The new funds will be invested in building its newsroom further, according to a person close to the situation. Hunterbrook declined to comment.
Hunterbrook also revealed to investors in a letter that it planned to further exploit its news gathering by launching a litigation business that would partner with law firms on cases enabled by the newsroom’s reporting. The business is being led by led by media lawyer and litigator Joe Slaughter.
The fund, which started trading in April 2024, gets exclusive early access to the newsroom’s potentially market-moving stories, enabling it to trade on the scoops. Meanwhile, profits made from the fund are ploughed back into the newsroom to continue to build its expertise.
Hunterbrook initially envisaged that it would short stocks in instances where its newsroom exposed scandals, but this approach has been sidelined in an “irascible bull market”, according to the investor letter.

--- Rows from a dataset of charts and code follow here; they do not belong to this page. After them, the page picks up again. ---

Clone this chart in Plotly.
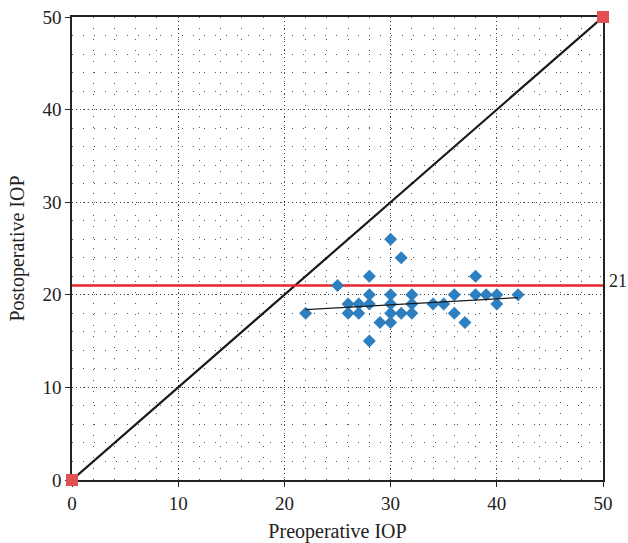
import plotly.graph_objects as go

pre_iop = [22, 25, 26, 26, 27, 27, 28, 28, 28, 28, 29, 30, 30, 30, 30, 30,
           31, 31, 32, 32, 32, 34, 35, 36, 36, 37, 38, 38, 39, 40, 40, 42]
post_iop = [18, 21, 19, 18, 19, 18, 22, 20, 19, 15, 17, 26, 20, 19, 18, 17,
            24, 18, 20, 19, 18, 19, 19, 20, 18, 17, 22, 20, 20, 20, 19, 20]
identity_x = [0, 50]
identity_y = [0, 50]
threshold = 21
axis_range = [0, 50]
tick_vals = [0, 10, 20, 30, 40, 50]
fit_x = [22, 42]
fit_y = [18.4, 19.7]

fig = go.Figure()
fig.add_trace(go.Scatter(x=identity_x, y=identity_y, mode="lines+markers",
                         line=dict(color="#1a1a1a", width=2.2),
                         marker=dict(symbol="square", size=12, color="#e05252"),
                         cliponaxis=False, showlegend=False))
fig.add_trace(go.Scatter(x=axis_range, y=[threshold, threshold], mode="lines",
                         line=dict(color="#e8262b", width=2.5),
                         cliponaxis=False, showlegend=False))
fig.add_trace(go.Scatter(x=pre_iop, y=post_iop, mode="markers",
                         marker=dict(symbol="diamond", size=10, color="#2e7fc0"),
                         showlegend=False))
fig.add_trace(go.Scatter(x=fit_x, y=fit_y, mode="lines",
                         line=dict(color="#1a1a1a", width=1.3),
                         showlegend=False))

fig.add_annotation(x=1, xref="paper", y=threshold, yref="y", text=str(threshold),
                   showarrow=False, xanchor="left", xshift=4, yshift=5,
                   font=dict(size=18, color="#222"))

axis_common = dict(
    range=axis_range, tickvals=tick_vals, showline=True, linecolor="#222",
    linewidth=1.5, mirror=True, ticks="outside", ticklen=5, tickcolor="#222",
    showgrid=True, gridcolor="#444", gridwidth=1, griddash="1px,3px",
    zeroline=False, automargin=False, layer="below traces",
    minor=dict(dtick=2, showgrid=True, gridcolor="#555", gridwidth=1,
               griddash="1px,10px", ticks=""),
    tickfont=dict(size=19, color="#222"),
)
fig.update_xaxes(**axis_common, title=dict(text="Preoperative IOP",
                 font=dict(size=20, color="#222"), standoff=12))
fig.update_yaxes(**axis_common, title=dict(text="Postoperative IOP",
                 font=dict(size=20, color="#222"), standoff=12))

fig.update_layout(
    width=628, height=543,
    margin=dict(l=72, r=25, t=17, b=63),
    plot_bgcolor="white", paper_bgcolor="white",
    font=dict(family="Liberation Serif, DejaVu Serif, serif", color="#222"),
)
fig.write_html("out.html", config={"displayModeBar": False},
               post_script="document.body.style.margin='0';document.body.style.overflow='hidden';")
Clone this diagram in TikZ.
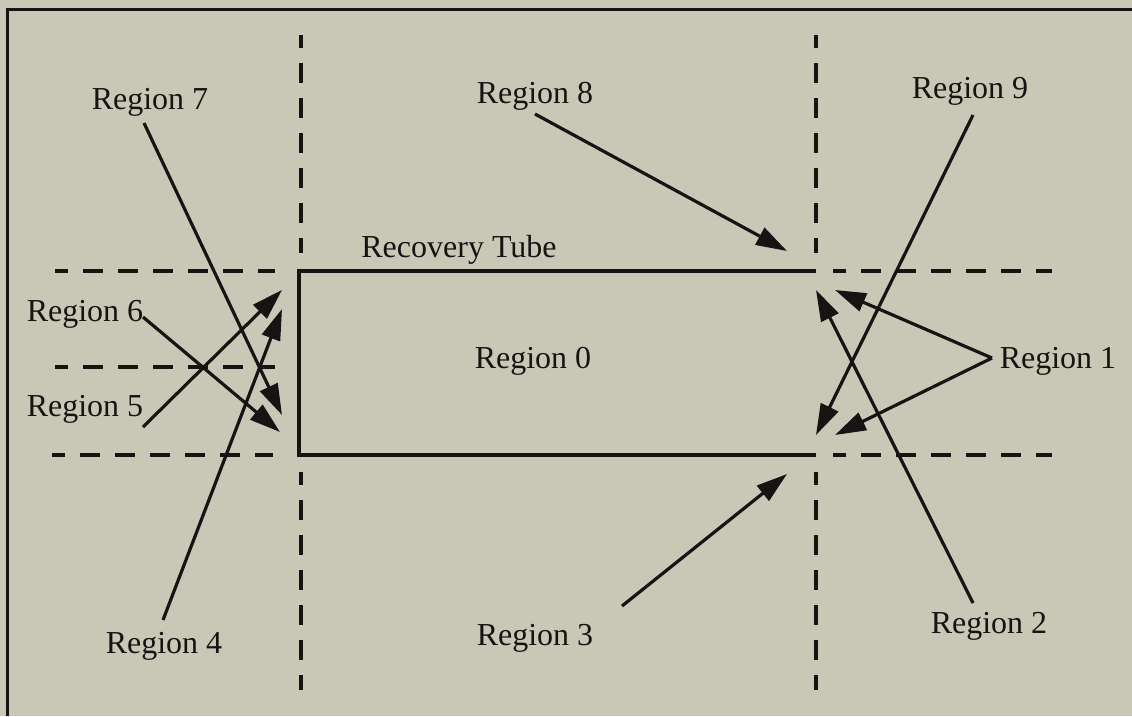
\documentclass[tikz,border=0pt]{standalone}
\usepackage{fontspec}
\setmainfont{Liberation Serif}
\usetikzlibrary{arrows.meta}
\definecolor{paper}{RGB}{201,200,183}
\definecolor{ink}{RGB}{22,20,18}
\begin{document}
\begin{tikzpicture}[x=1pt,y=-1pt,
  lbl/.style={text=ink,font=\fontsize{32}{36}\selectfont,inner sep=0pt},
  ptr/.style={draw=ink,line width=3.2pt,-{Triangle[length=31pt,width=19pt]}},
  guide/.style={draw=ink,line width=3.6pt,dash pattern=on 20pt off 15pt,dash phase=7pt},
  tube/.style={draw=ink,line width=3.6pt},
  frame/.style={draw=ink,line width=2.8pt}]
% page and frame
\fill[paper] (0,0) rectangle (1132,716);
\useasboundingbox (0,0) rectangle (1132,716);
\draw[frame] (7.5,716) -- (7.5,9.5) -- (1132,9.5);

% dashed region boundaries
\draw[guide] (301,35) -- (301,253);
\draw[guide] (301,472) -- (301,690);
\draw[guide] (816,35) -- (816,253);
\draw[guide] (816,472) -- (816,690);
\draw[guide] (55,271) -- (275,271);
\draw[guide] (55,367) -- (275,367);
\draw[guide] (52,455) -- (273,455);
\draw[guide] (833,271) -- (1052,271);
\draw[guide] (833,455) -- (1052,455);

% recovery tube (open at the right end)
\draw[tube] (816,271) -- (299,271) -- (299,455) -- (816,455);

% labels
\node[lbl] (r0) at (533,361) {Region 0};
\node[lbl] (r1) at (1058,361) {Region 1};
\node[lbl] (r2) at (989,626) {Region 2};
\node[lbl] (r3) at (535,638) {Region 3};
\node[lbl] (r4) at (164,646) {Region 4};
\node[lbl] (r5) at (85,409) {Region 5};
\node[lbl] (r6) at (85,314) {Region 6};
\node[lbl] (r7) at (150,102) {Region 7};
\node[lbl] (r8) at (535,96) {Region 8};
\node[lbl] (r9) at (970,91) {Region 9};
\node[lbl] (rt) at (459,250) {Recovery Tube};

% pointer start points
\coordinate (s1) at (992,358);
\coordinate (s2) at (973,603);
\coordinate (s3) at (622,606);
\coordinate (s4) at (163,620);
\coordinate (s5) at (143,427);
\coordinate (s6) at (143,317);
\coordinate (s7) at (144,123);
\coordinate (s8) at (535,114);
\coordinate (s9) at (973,115);

% pointer tips
\coordinate (t1a) at (835,290);
\coordinate (t1b) at (835,435);
\coordinate (t2) at (816,290);
\coordinate (t3) at (787,474);
\coordinate (t4) at (282,309);
\coordinate (t5) at (282,290);
\coordinate (t6) at (280,432);
\coordinate (t7) at (282,415);
\coordinate (t8) at (787,251);
\coordinate (t9) at (816,435);

% pointers
\draw[ptr] (s1) -- (t1a);
\draw[ptr] (s1) -- (t1b);
\draw[ptr] (s2) -- (t2);
\draw[ptr] (s3) -- (t3);
\draw[ptr] (s4) -- (t4);
\draw[ptr] (s5) -- (t5);
\draw[ptr] (s6) -- (t6);
\draw[ptr] (s7) -- (t7);
\draw[ptr] (s8) -- (t8);
\draw[ptr] (s9) -- (t9);
\end{tikzpicture}
\end{document}
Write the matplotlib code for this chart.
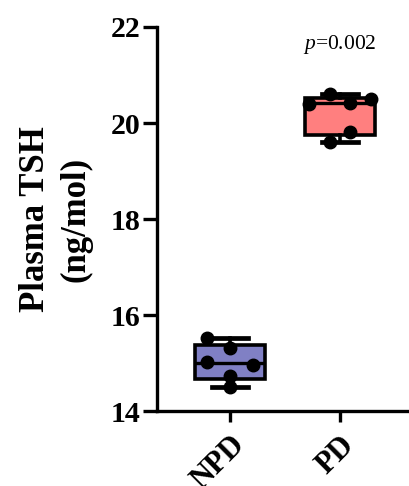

The letter also details how Hunterbrook is generating a sizeable portion of its returns by taking long positions in businesses its journalists have investigated and found to be sound.
Hunterbrook’s fund generated a 31 per cent return in the second quarter of 2025 and a 16 per cent return year to date.
“This won’t be the norm, though we’ll always aspire to it. But it also wasn’t a normal quarter to achieve these results, either,” the letter says. “The fund navigated the crash in April, the violent recovery into May, its unlikely continuation to new all-time highs in June, and kaleidoscopic skirmishes with misinformation along the way.”
The fund is closed to new investors but existing partners, including Horwitz and Koppelman, recently added to their holdings, according to the letter.
Hunterbrook’s investments in the period have included Core Scientific, a data centre infrastructure provider that is being acquired by CoreWeave for $9bn, as well as Evolv Technologies, Carpenter Technology and Rocket Companies.
The letter also pointed to one “untradable scoop”: on Saturday June 21, when markets were closed, Hunterbrook Media broke the news that B-2 stealth bombers had launched from an Air Force base in Missouri, indicating the US would imminently join Israel’s bombardment of Iran.